How to interpret the calculator output
When you click Calculate Formula, the tool displays each ingredient category in your selected unit. It also shows the total percentage, the exact unallocated amount if your formula is under 100%, or the amount over if your formula exceeds 100%. The composition chart helps you assess balance visually. If the chart shows an overwhelming portion of hard butter and a tiny amount of oil, expect a firmer product. If liquid oils dominate and wax is low, expect more slip and lower temperature resistance.
The skin feel guidance in the result is there to help you make practical decisions. A rich profile usually benefits from more structuring and less volatile sensory change over time, while a light profile may need less wax and more elegant oils or esters. Balanced formulas typically sit in the middle and are often the easiest place to begin if you are developing your first body butter.
Final expert advice
A body butter formulation calculator is not a substitute for stability testing, compatibility review, or safety assessment, but it is an essential precision tool. It saves time, supports repeatability, and helps you think like a formulator rather than a guess-based crafter. Start with a simple structure, test small, keep records, and make one intentional change at a time. The brands that achieve premium texture and consistent performance are rarely the ones with the longest ingredient list. They are usually the ones with the clearest formula logic and the best process discipline.

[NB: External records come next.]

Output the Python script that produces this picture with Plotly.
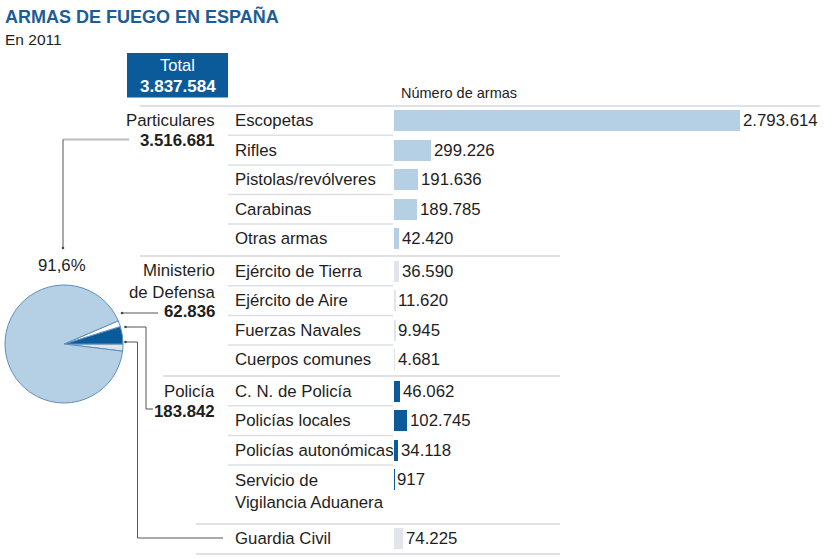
import plotly.graph_objects as go

# ---------------- data ----------------
categories = ["Escopetas", "Rifles", "Pistolas/revólveres", "Carabinas", "Otras armas",
              "Ejército de Tierra", "Ejército de Aire", "Fuerzas Navales", "Cuerpos comunes",
              "C. N. de Policía", "Policías locales", "Policías autonómicas",
              "Servicio de<br>Vigilancia Aduanera", "Guardia Civil"]
values = [2793614, 299226, 191636, 189785, 42420,
          36590, 11620, 9945, 4681,
          46062, 102745, 34118, 917,
          74225]
groups = ["Particulares"] * 5 + ["Ministerio de Defensa"] * 4 + ["Policía"] * 4 + ["Guardia Civil"]
group_names = ["Particulares", "Ministerio de Defensa", "Policía", "Guardia Civil"]
group_labels = ["Particulares", "Ministerio<br>de Defensa", "Policía", None]
total = 3837584

title = "ARMAS DE FUEGO EN ESPAÑA"
subtitle = "En 2011"
axis_title = "Número de armas"

# ---------------- styling / layout ----------------
W, H = 827, 559
FONT = "Liberation Sans, Arial, sans-serif"
TXT = "#1e1e1e"
DARK = "#0b5a9a"
LIGHT = "#b5cfe4"
GREY = "#e1e4e8"
SEP = "#d4d7db"
FS = 16.8
group_colors = {"Particulares": LIGHT, "Ministerio de Defensa": GREY,
                "Policía": DARK, "Guardia Civil": GREY}
pie_colors = {"Particulares": LIGHT, "Ministerio de Defensa": "#ffffff",
              "Policía": DARK, "Guardia Civil": GREY}

# vertical layout of rows (pixel units, top = 0)
group_start = {"Particulares": 120.5, "Ministerio de Defensa": 271.0,
               "Policía": 391.0, "Guardia Civil": 538.5}
PITCH = 29.6
rows_y = []
count = {}
for g in groups:
    k = count.get(g, 0)
    rows_y.append(group_start[g] + k * PITCH)
    count[g] = k + 1

BAR_X0 = 394.0
BAR_MAXPX = 345.5  # pixel length of the largest bar


def X(px):
    return px / W


def fmt(v):
    return f"{v:,}".replace(",", ".")


group_totals = {g: sum(v for v, gg in zip(values, groups) if gg == g) for g in group_names}

fig = go.Figure()

# bars
fig.add_trace(go.Bar(
    x=values, y=rows_y, orientation="h", width=21,
    marker=dict(color=[group_colors[g] for g in groups], line=dict(width=0)),
    hoverinfo="skip", showlegend=False,
))

# pie
pie_order = ["Guardia Civil", "Policía", "Ministerio de Defensa", "Particulares"]
fig.add_trace(go.Pie(
    values=[group_totals[g] for g in pie_order], labels=pie_order,
    marker=dict(colors=[pie_colors[g] for g in pie_order], line=dict(color="#5d8fbe", width=1)),
    sort=False, direction="counterclockwise", rotation=90,
    textinfo="none", hoverinfo="skip", showlegend=False,
    domain=dict(x=[X(5), X(123)], y=[1 - 403 / H, 1 - 285 / H]),
))

xmax = max(values) * (W - BAR_X0) / BAR_MAXPX

ann = []
shapes = []


def text(x, y, t, size=FS, color=TXT, anchor="left", bold=False):
    if bold:
        t = f"<b>{t}</b>"
    ann.append(dict(x=X(x), y=y, xref="paper", yref="y", text=t, showarrow=False,
                    xanchor=anchor, yanchor="middle", align=anchor if anchor != "center" else "center",
                    font=dict(family=FONT, size=size, color=color)))


def line(x0, y0, x1, y1, color=SEP, width=1.5):
    shapes.append(dict(type="line", xref="paper", yref="y", x0=X(x0), y0=y0, x1=X(x1), y1=y1,
                       line=dict(color=color, width=width), layer="below"))


def dot(x, y, r=1.3, color="#444444"):
    shapes.append(dict(type="circle", xref="paper", yref="y", x0=X(x - r), x1=X(x + r),
                       y0=y - r, y1=y + r, fillcolor=color, line=dict(width=0)))


# value labels next to bars (data coordinates)
for v, y in zip(values, rows_y):
    ann.append(dict(x=v, y=y, xref="x", yref="y", text=fmt(v), showarrow=False,
                    xanchor="left", yanchor="middle", xshift=1,
                    font=dict(family=FONT, size=FS, color=TXT)))

# title & subtitle
text(3, 16, title, size=18, color="#1d5c96", bold=True)
text(3, 39, subtitle, size=15.5, color=TXT)

# total box
shapes.append(dict(type="rect", xref="paper", yref="y", x0=X(127), x1=X(228), y0=53, y1=97.5,
                   fillcolor=DARK, line=dict(width=0)))
text(177.5, 64.5, "Total", size=16.5, color="white", anchor="center")
text(177.5, 86, fmt(total), size=17, color="white", anchor="center", bold=True)

text(399, 92.5, axis_title, size=14.5)

# row labels + row separators
for i, (c, y, g) in enumerate(zip(categories, rows_y, groups)):
    if "<br>" in c:
        text(233, y + 11.5, c)
    else:
        text(233, y, c)
    nxt = groups[i + 1] if i + 1 < len(groups) else None
    if nxt == g:
        line(228, y + 14.8, 393, y + 14.8, color="#dde0e4", width=1.5)

# group separators
line(140, 106, 820, 106)
line(140, 256, 560, 256)
line(163, 376, 560, 376)
line(196, 524, 560, 524)
line(196, 554, 560, 554)

# group labels
for g, lab in zip(group_names, group_labels):
    if lab is None:
        continue
    y0 = group_start[g]
    nlines = lab.count("<br>") + 1
    if nlines == 1:
        text(217, y0, lab, anchor="right")
        text(217, y0 + 20, fmt(group_totals[g]), anchor="right", bold=True)
    else:
        text(217, y0 + 10, lab, anchor="right")
        text(217, y0 + 40, fmt(group_totals[g]), anchor="right", bold=True)

# pie share label
share = group_totals["Particulares"] / total * 100
text(62, 265, f"{share:.1f}%".replace(".", ","), anchor="center")

# connectors
CON = "#555555"
line(63, 139.5, 129, 139.5, color="#bdbdbd", width=2)
line(63, 139.5, 63, 248, color=CON, width=1)
dot(63, 248)
line(122, 313, 158, 313, color=CON, width=1)
dot(122, 313)
line(125.5, 327, 146, 327, color=CON, width=1)
line(146, 327, 146, 409, color=CON, width=1)
line(146, 409, 153, 409, color=CON, width=1)
dot(125.5, 327)
line(125.5, 342, 137.5, 342, color=CON, width=1)
line(137.5, 342, 137.5, 538, color=CON, width=1)
line(137.5, 538, 223, 538, color=CON, width=1)
dot(125.5, 342)

fig.update_layout(
    width=W, height=H, margin=dict(l=0, r=0, t=0, b=0),
    paper_bgcolor="white", plot_bgcolor="rgba(0,0,0,0)",
    xaxis=dict(domain=[X(BAR_X0), 1], range=[0, xmax], visible=False, fixedrange=True),
    yaxis=dict(domain=[0, 1], range=[H, 0], visible=False, fixedrange=True),
    annotations=ann, shapes=shapes, bargap=0, separators=",.",
    font=dict(family=FONT, color=TXT),
)

fig.write_html("out.html")
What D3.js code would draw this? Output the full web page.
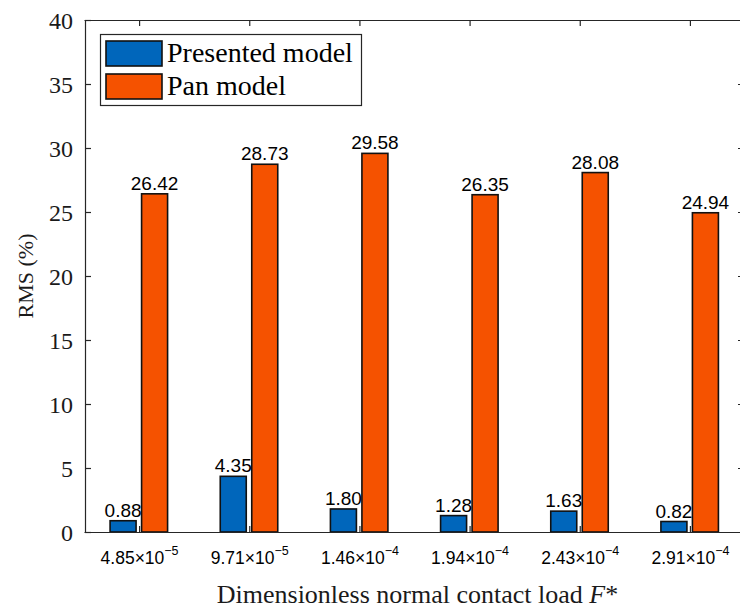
<!DOCTYPE html>
<html>
<head>
<meta charset="utf-8">
<script src="https://cdn.jsdelivr.net/npm/d3@7"></script>
<style>
  body { margin: 0; background: #fff; }
  svg { display: block; }
</style>
</head>
<body>
<svg id="chart" width="740" height="608"></svg>
<script>
const categoryMantissa = ["4.85", "9.71", "1.46", "1.94", "2.43", "2.91"];
const categoryExponent = ["\u22125", "\u22125", "\u22124", "\u22124", "\u22124", "\u22124"];
const seriesNames = ["Presented model", "Pan model"];
const presentedValues = [0.88, 4.35, 1.80, 1.28, 1.63, 0.82];
const panValues = [26.42, 28.73, 29.58, 26.35, 28.08, 24.94];
const valueLabelsPresented = ["0.88", "4.35", "1.80", "1.28", "1.63", "0.82"];
const valueLabelsPan = ["26.42", "28.73", "29.58", "26.35", "28.08", "24.94"];
const yTicks = [0, 5, 10, 15, 20, 25, 30, 35, 40];

const colors = ["#0066BB", "#F55200"];
const axisColor = "#262626";
const serif = "'Liberation Serif', 'Times New Roman', serif";
const sans = "'Liberation Sans', Arial, sans-serif";

const svg = d3.select("#chart");
const mLeft = 85, mRight = 744, mTop = 20, mBottom = 532;

const idx = categoryMantissa.map((d, i) => i + 1);
const x = d3.scaleLinear().domain([0.5, 6.5]).range([mLeft - 1, mRight + 1]);
const y = d3.scaleLinear().domain([0, 40]).range([mBottom, mTop]);

const barW = 26;
const offsets = [-16, 15.5];

const series = [presentedValues, panValues];
const labels = [valueLabelsPresented, valueLabelsPan];

// bars
series.forEach((vals, s) => {
  const g = svg.append("g");
  g.selectAll("rect").data(vals).join("rect")
    .attr("x", (d, i) => x(idx[i]) + offsets[s] - barW / 2)
    .attr("y", d => y(d))
    .attr("width", barW)
    .attr("height", d => y(0) - y(d))
    .attr("fill", colors[s])
    .attr("stroke", "#111")
    .attr("stroke-width", 1.6);
  g.selectAll("text").data(vals).join("text")
    .attr("x", (d, i) => x(idx[i]) + offsets[s])
    .attr("y", d => y(d) - 4)
    .attr("text-anchor", "middle")
    .style("font-family", sans)
    .style("font-size", "19px")
    .attr("fill", "#000")
    .text((d, i) => labels[s][i]);
});

// axes
function styleAxis(g) {
  g.selectAll("path.domain").attr("stroke", axisColor).attr("stroke-width", 1.2);
  g.selectAll(".tick line").attr("stroke", axisColor).attr("stroke-width", 1.2);
}

const yAxisL = svg.append("g").attr("transform", `translate(${mLeft},0)`)
  .call(d3.axisLeft(y).tickValues(yTicks).tickSizeInner(-6).tickSizeOuter(0).tickPadding(12).tickFormat(d3.format("d")));
styleAxis(yAxisL);
yAxisL.selectAll("text")
  .style("font-family", serif)
  .style("font-size", "24px").attr("fill", "#1a1a1a").attr("dy", "0.34em");

const yAxisR = svg.append("g").attr("transform", `translate(${mRight},0)`)
  .call(d3.axisRight(y).tickValues(yTicks).tickSizeInner(-6).tickSizeOuter(0).tickFormat(""));
styleAxis(yAxisR);

const xAxisB = svg.append("g").attr("transform", `translate(0,${mBottom})`)
  .call(d3.axisBottom(x).tickValues(idx).tickSizeInner(-6).tickSizeOuter(0).tickFormat(""));
styleAxis(xAxisB);
xAxisB.selectAll(".tick").each(function(d, i) {
  const t = d3.select(this).append("text")
    .attr("y", 19.5)
    .attr("dy", "0.71em")
    .attr("text-anchor", "middle")
    .style("font-family", sans)
    .style("font-size", "17.5px")
    .attr("fill", "#000");
  t.append("tspan").text(categoryMantissa[i] + "\u00D710");
  t.append("tspan").style("font-size", "12.5px").attr("dy", "-0.75em").text(categoryExponent[i]);
});

const xAxisT = svg.append("g").attr("transform", `translate(0,${mTop})`)
  .call(d3.axisTop(x).tickValues(idx).tickSizeInner(-6).tickSizeOuter(0).tickFormat(""));
styleAxis(xAxisT);

// axis titles
const xTitle = svg.append("text")
  .attr("x", (mLeft + mRight) / 2 + 3)
  .attr("y", 603)
  .attr("text-anchor", "middle")
  .style("font-family", serif)
  .style("font-size", "26px")
  .attr("fill", "#1a1a1a");
xTitle.append("tspan").text("Dimensionless normal contact load ");
xTitle.append("tspan").style("font-style", "italic").text("F");
xTitle.append("tspan").text("*");

svg.append("text")
  .attr("transform", `translate(33,${(mTop + mBottom) / 2}) rotate(-90)`)
  .attr("text-anchor", "middle")
  .style("font-family", serif)
  .style("font-size", "22px")
  .attr("fill", "#1a1a1a")
  .text("RMS (%)");

// legend
const leg = svg.append("g");
leg.append("rect").attr("x", 100.5).attr("y", 34.5).attr("width", 261).attr("height", 71)
  .attr("fill", "#fff").attr("stroke", axisColor).attr("stroke-width", 1.2);
seriesNames.forEach((name, s) => {
  const yy = 41 + s * 33;
  leg.append("rect").attr("x", 106).attr("y", yy).attr("width", 56).attr("height", 25)
    .attr("fill", colors[s]).attr("stroke", "#111").attr("stroke-width", 1.6);
  leg.append("text").attr("x", 167).attr("y", yy + 21)
    .style("font-family", serif)
    .style("font-size", "28px").attr("fill", "#000").text(name);
});
</script>
</body>
</html>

If you plan to sell products, make sure your labeling, manufacturing practices, and ingredient substantiation align with applicable regulations and supplier recommendations. Use credible references, document every batch, and let data guide your revisions. The calculator above gives you a reliable starting point for turning formula percentages into a polished, production-ready body butter concept.